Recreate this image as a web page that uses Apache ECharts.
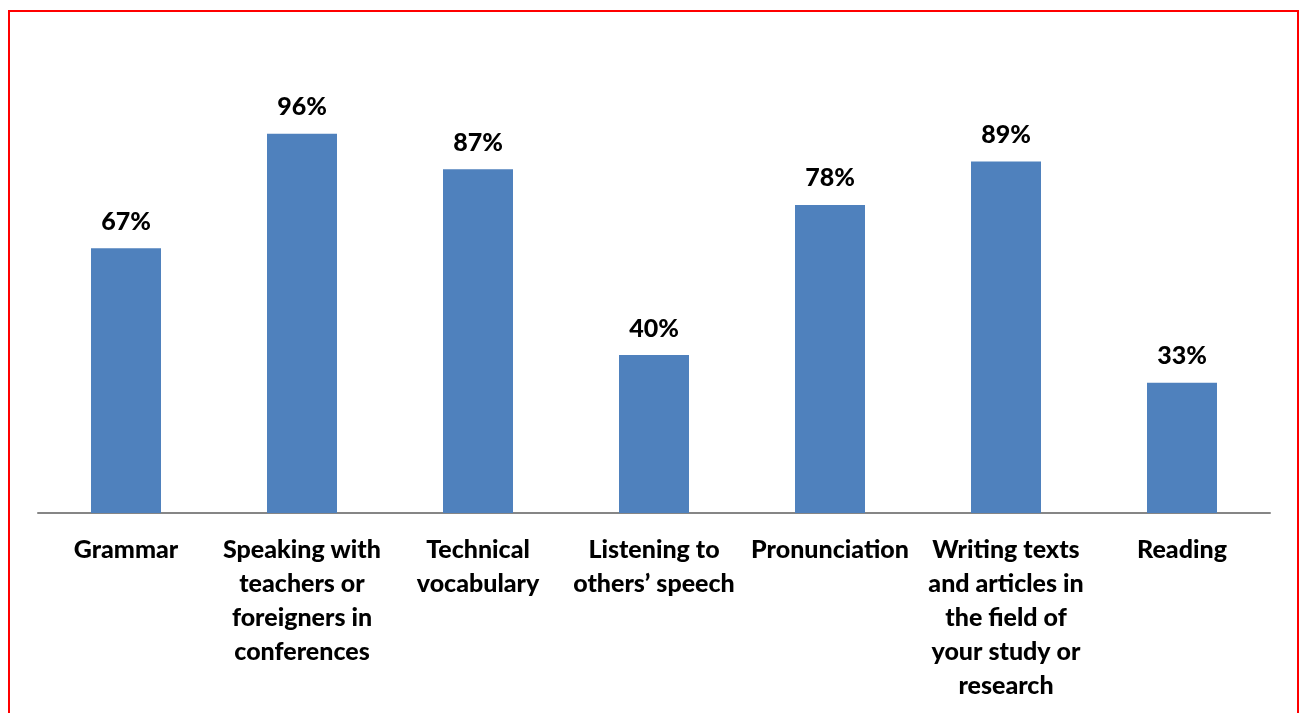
<!DOCTYPE html>
<html>
<head>
<meta charset="utf-8">
<script src="https://cdn.jsdelivr.net/npm/echarts@6/dist/echarts.min.js"></script>
<style>
  html, body { margin: 0; padding: 0; background: #fff; }
  #chart { width: 1304px; height: 713px; }
</style>
</head>
<body>
<div id="chart"></div>
<script>
// Skills categories (line breaks as shown under the axis)
const categories = [
  'Grammar',
  'Speaking with\nteachers or\nforeigners in\nconferences',
  'Technical\nvocabulary',
  'Listening to\nothers\u2019 speech',
  'Pronunciation',
  'Writing texts\nand articles in\nthe field of\nyour study or\nresearch',
  'Reading'
];
// Share of respondents, in percent
const values = [67, 96, 87, 40, 78, 89, 33];

const FONT = 'Lato, "Open Sans", sans-serif';

const chart = echarts.init(document.getElementById('chart'));
chart.setOption({
  animation: false,
  backgroundColor: '#ffffff',
  textStyle: { fontFamily: FONT },
  graphic: [{
    type: 'rect',
    shape: { x: 9, y: 11, width: 1289, height: 800 },
    style: { fill: 'none', stroke: '#ff0000', lineWidth: 2 },
    silent: true
  }],
  grid: { left: 38, right: 34, top: 118, bottom: 200 },
  xAxis: {
    type: 'category',
    data: categories,
    axisLine: { show: true, lineStyle: { color: '#868686', width: 2 } },
    axisTick: { show: false },
    axisLabel: {
      interval: 0,
      margin: 20,
      color: '#000',
      fontSize: 25,
      fontWeight: 900,
      lineHeight: 34,
      fontFamily: FONT
    }
  },
  yAxis: {
    type: 'value',
    min: 0,
    max: 100,
    show: false,
    splitLine: { show: false }
  },
  series: [{
    type: 'bar',
    data: values,
    barWidth: 70,
    itemStyle: { color: '#4f81bd' },
    label: {
      show: true,
      position: 'top',
      distance: 14,
      formatter: '{c}%',
      color: '#000',
      fontSize: 25,
      fontWeight: 900,
      fontFamily: FONT
    }
  }]
});
</script>
</body>
</html>
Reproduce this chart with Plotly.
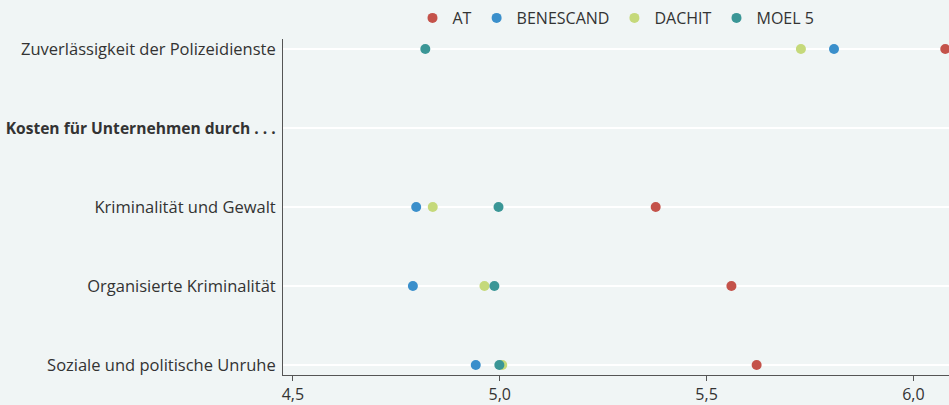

# # # #

Aim of the task
All records should be output exactly, with the pictures left out.

Task answer
Recreate this image as a web page that uses Apache ECharts.
<!DOCTYPE html>
<html>
<head>
<meta charset="utf-8">
<script src="https://cdn.jsdelivr.net/npm/echarts@6/dist/echarts.min.js"></script>
<style>
  html, body { margin: 0; padding: 0; background: #fff; }
  #chart { width: 1304px; height: 713px; }
</style>
</head>
<body>
<div id="chart"></div>
<script>
// Skills categories (line breaks as shown under the axis)
const categories = [
  'Grammar',
  'Speaking with\nteachers or\nforeigners in\nconferences',
  'Technical\nvocabulary',
  'Listening to\nothers\u2019 speech',
  'Pronunciation',
  'Writing texts\nand articles in\nthe field of\nyour study or\nresearch',
  'Reading'
];
// Share of respondents, in percent
const values = [67, 96, 87, 40, 78, 89, 33];

const FONT = 'Lato, "Open Sans", sans-serif';

const chart = echarts.init(document.getElementById('chart'));
chart.setOption({
  animation: false,
  backgroundColor: '#ffffff',
  textStyle: { fontFamily: FONT },
  graphic: [{
    type: 'rect',
    shape: { x: 9, y: 11, width: 1289, height: 800 },
    style: { fill: 'none', stroke: '#ff0000', lineWidth: 2 },
    silent: true
  }],
  grid: { left: 38, right: 34, top: 118, bottom: 200 },
  xAxis: {
    type: 'category',
    data: categories,
    axisLine: { show: true, lineStyle: { color: '#868686', width: 2 } },
    axisTick: { show: false },
    axisLabel: {
      interval: 0,
      margin: 20,
      color: '#000',
      fontSize: 25,
      fontWeight: 900,
      lineHeight: 34,
      fontFamily: FONT
    }
  },
  yAxis: {
    type: 'value',
    min: 0,
    max: 100,
    show: false,
    splitLine: { show: false }
  },
  series: [{
    type: 'bar',
    data: values,
    barWidth: 70,
    itemStyle: { color: '#4f81bd' },
    label: {
      show: true,
      position: 'top',
      distance: 14,
      formatter: '{c}%',
      color: '#000',
      fontSize: 25,
      fontWeight: 900,
      fontFamily: FONT
    }
  }]
});
</script>
</body>
</html>
Reproduce this chart with Plotly.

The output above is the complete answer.